Great, okay. Thank you for that color Peter. Just as a follow-up and this is not a back-handed way of asking the integration question with MTGE, but just as a standalone, you’ve had this kind of stub position in non-agency securities for a while. Does that make sense, would you potentially take that up, what is the landscape look like I guess in non-agencies right now?
So, I think we talked a little about this on the last call and the AAA, non-agency position was something that would have made sense, a larger position would have made sense against the backdrop of the flub of financing, which as we've talked about, is going away for us in the not too distant future. So the advantage there was you could fund AAAs at pretty much the same level as you could fund agencies with the flubs and since you're getting incremental yield, then you could kind of leverage that position and get incremental value from it.

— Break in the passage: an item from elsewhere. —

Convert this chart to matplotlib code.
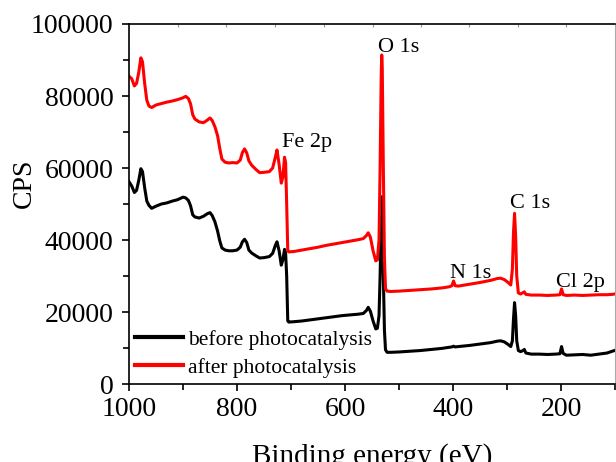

I think without being able to leverage flub financing, and having to use wholesale financing for AAAs, we honestly don't view that position as being all that attractive. So, I wouldn't expect it to grow. Its fine in a sense for unlevered positions that are sitting in the box, so to speak, that we're not financing, then you can get some benefit from it, but that's not going to be a large position. So, I wouldn't expect any significant growth in that position at all.
Okay, great, thank you.
And we have now completed the question-and-answer session. I would like to turn the call back over to Gary Kain for concluding remarks.
I'd like to thank everyone for your interest in AGNC and we'll talk to you again next quarter.
The conference has now concluded. An archive of this presentation will be available on AGNC’s website and a telephone recording of this call can be accessed through August 13 by dialing 877-344-7529 or 412-317-0088. And the conference ID number is 10087919. Thank you for joining today's call. You may now disconnect.